How we got 76% of our faculty to use twitter for learning...

No matter where your paradigm is, there is no refuting the fact that technology has changed the world of education. There is no question the landscape of teaching and learning is different today than it was 20 years ago, even 10 and fives years ago. More recently the shifts seem to be exponential in nature and social in context. Specifically, social media in all its platforms have lent themselves to many frustrations and benefits among teachers, students, and parents. In some schools, the millennials, digital natives, the iGeneration who currently walk the halls of our schools have been told to put their devices away only to now be told to bring them out as adults (teachers) become more comfortable with approaches such as BYOT and BYOD. I have seen firsthand the frustrations and benefits of both approaches. Teachers can get upset over a student seemingly distracted by a device in class and therefore telling the student to hand over their mobile technology- this of course, is a cause and a reaction to frustration on the part of both parties. On the contrary, I have witnessed joy on both the part of teacher and learner when mobile technology is used to enhance the learning environment and is not only allowed, but also encouraged. As we continue to see the pendulum swing, I predict more smiles, more learning, more positive interactions among teachers and students, and more excitement.

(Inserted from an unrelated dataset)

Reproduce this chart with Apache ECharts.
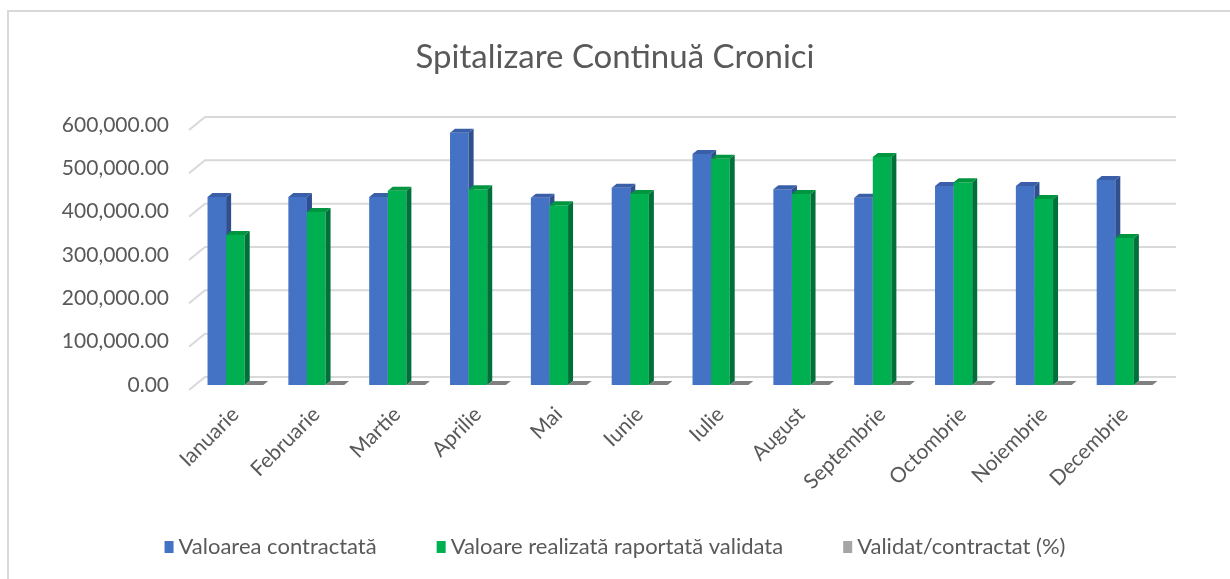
<!DOCTYPE html>
<html>
<head>
<meta charset="utf-8">
<script src="https://cdn.jsdelivr.net/npm/echarts@6/dist/echarts.min.js"></script>
<style>
  html, body { margin: 0; padding: 0; background: #fff; }
  #chart { width: 1230px; height: 579px; }
</style>
</head>
<body>
<div id="chart"></div>
<script>
const categories = ['Ianuarie', 'Februarie', 'Martie', 'Aprilie', 'Mai', 'Iunie',
  'Iulie', 'August', 'Septembrie', 'Octombrie', 'Noiembrie', 'Decembrie'];
const valContractata = [434000, 434000, 434000, 582000, 432000, 455000,
  533000, 452000, 432000, 459000, 459000, 473000];
const valRealizata = [346000, 399000, 448000, 452000, 415000, 441000,
  522000, 441000, 526000, 468000, 429000, 339000];
const validatPct = [80, 92, 103, 78, 96, 97, 98, 98, 122, 102, 94, 72];
const yTicks = [0, 100000, 200000, 300000, 400000, 500000, 600000];

const seriesNames = ['Valoarea contractată', 'Valoare realizată raportată validata', 'Validat/contractat (%)'];
const textColor = '#595959';
const fontFam = 'Lato, "Liberation Sans", sans-serif';

// 3d look: depth offset of each column
const DX = 5, DY = -4;

function fmt(v) {
  const s = Math.round(v).toString().replace(/\B(?=(\d{3})+(?!\d))/g, ',');
  return s + '.00';
}

// draws one column (front, side, top) for a series slot k = -1, 0, 1
function makeBar(k, front, side, top) {
  return function (params, api) {
    const idx = api.value(0);
    const base = api.coord([idx, 0]);
    const tip = api.coord([idx, api.value(1)]);
    const bw = api.size([1, 0])[0] * 0.23;
    const x0 = base[0] + (k - 0.5) * bw;
    const x1 = x0 + bw;
    const yb = base[1];
    const yt = tip[1];
    const kids = [];
    if (yb - yt > 0.5) {
      kids.push({ type: 'rect', shape: { x: x0, y: yt, width: bw, height: yb - yt }, style: { fill: front } });
      kids.push({ type: 'polygon', shape: { points: [[x1, yt], [x1 + DX, yt + DY], [x1 + DX, yb + DY], [x1, yb]] }, style: { fill: side } });
    }
    kids.push({ type: 'polygon', shape: { points: [[x0, yt], [x1, yt], [x1 + DX, yt + DY], [x0 + DX, yt + DY]] }, style: { fill: top } });
    return { type: 'group', children: kids };
  };
}

const chart = echarts.init(document.getElementById('chart'));

chart.setOption({
  backgroundColor: '#fff',
  animation: false,
  title: {
    text: 'Spitalizare Continuă Cronici',
    left: 'center',
    top: 36,
    textStyle: { color: textColor, fontFamily: fontFam, fontSize: 33, fontWeight: 'normal' }
  },
  graphic: [{
    type: 'rect',
    shape: { x: 8, y: 11, width: 1240, height: 600 },
    style: { fill: null, stroke: '#d9d9d9', lineWidth: 2 },
    z: -10
  }],
  legend: {
    data: seriesNames,
    bottom: 16,
    left: 'center',
    itemGap: 60,
    itemWidth: 9,
    itemHeight: 12,
    icon: 'rect',
    textStyle: { color: textColor, fontFamily: fontFam, fontSize: 22 }
  },
  grid: { left: 195, right: 65, top: 125, bottom: 194 },
  xAxis: {
    type: 'category',
    data: categories,
    axisLine: { show: false },
    axisTick: { show: false },
    axisLabel: {
      rotate: 45,
      margin: 26,
      interval: 0,
      color: textColor,
      fontFamily: fontFam,
      fontSize: 21
    }
  },
  yAxis: {
    type: 'value',
    min: 0,
    max: 600000,
    interval: 100000,
    axisLine: { show: false },
    axisTick: { show: false },
    splitLine: { show: false },
    axisLabel: {
      margin: 26,
      padding: [8, 0, 0, 0],
      color: textColor,
      fontFamily: fontFam,
      fontSize: 21,
      formatter: fmt
    }
  },
  series: [
    {
      name: 'grid3d',
      type: 'custom',
      silent: true,
      z: 1,
      encode: { x: 0, y: 1 },
      data: yTicks.map(v => [0, v]),
      renderItem: function (params, api) {
        const cs = params.coordSys;
        const y = api.coord([0, api.value(1)])[1];
        return {
          type: 'polyline',
          shape: { points: [[cs.x - 6, y + 5], [cs.x + 10, y - 8], [cs.x + cs.width + 11, y - 8]] },
          style: { stroke: '#d9d9d9', lineWidth: 2, fill: null }
        };
      }
    },
    {
      name: seriesNames[0],
      type: 'custom',
      z: 2,
      itemStyle: { color: '#4472C4' },
      encode: { x: 0, y: 1 },
      data: valContractata.map((v, i) => [i, v]),
      renderItem: makeBar(-1, '#4472C4', '#2F4F8F', '#3A5FA8')
    },
    {
      name: seriesNames[1],
      type: 'custom',
      z: 3,
      itemStyle: { color: '#00B050' },
      encode: { x: 0, y: 1 },
      data: valRealizata.map((v, i) => [i, v]),
      renderItem: makeBar(0, '#00B050', '#00703A', '#00953F')
    },
    {
      name: seriesNames[2],
      type: 'custom',
      z: 4,
      itemStyle: { color: '#A5A5A5' },
      encode: { x: 0, y: 1 },
      data: validatPct.map((v, i) => [i, v]),
      renderItem: makeBar(1, '#A5A5A5', '#6E6E6E', '#808080')
    }
  ]
});
</script>
</body>
</html>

Two years ago, the pendulum of my organization was so far to one side of the edtech argument, that we only had two professionals who used technology to their advantage in terms of professional use (a PLN). I have been privelged to experience the pendulum swing to the other side and now I have a front row seat watching educators integrate technology into every fiber of the day. Teachers incorporate student owned devices into their lessons weekly if not daily, and most of our teachers are now on twitter- the focus of this post. Today, 76% of my faculty is on twitter: and here is the formula for how we gained this amount of participation and support.

1). Modeling- it is important to me that I model best practices. It is also important to me that I cultivate trust. There is great proof that the increasing popularity of PLN's across the educational landscape has proven to be a best practice as educators who participate receive support, encouragement, resources, links, etc. In my opinion, twitter is currently the most powerful tool for this ambition. Furthermore, if I am going to encourage my teachers to do something, I must be able to do what I am asking. This garners trust. I believe the bulk of my faculty now models best practice with one another and also has the propensity to trust one another further too.

2). Training- I have been intentional in giving one-on-one trainings to many of my teachers who have expressed interest in growing more in terms of edtech. In addition, there have been a handful of faculty wide trainings in which teachers could select areas to grow. Many, not most, teachers have chosen to be trained in the area of twitter in education and the use of a PLN.

3). Patience- The phrase, "turn the ship slowly," has been a contstant reminder for me as I have been a school leader. For the past two years, I have modeled and trained teachers. I have not mandated any teacher to subscribe to twitter. I have not required it. I have not forced it down the throat of anyprofessional. I have only encouraged. I have taught, exhorted, and passionately lived out a growth mindset in the form of a PLN via twitter. This approach points back to the first step in which trust is a factor. We trust those who have our best interest in mind. We do not necesarrily trust those who place their own selfish motives in front of others. I do not seek to grow a faculty of tweeters merely for my name sake. I seek this because I have seen what it can do for professionals and I want my fantastic teachers to experience the same. It appears as though most of them are now experiencing this on a daily basis. This supports the old adage, "good things come to those who wait."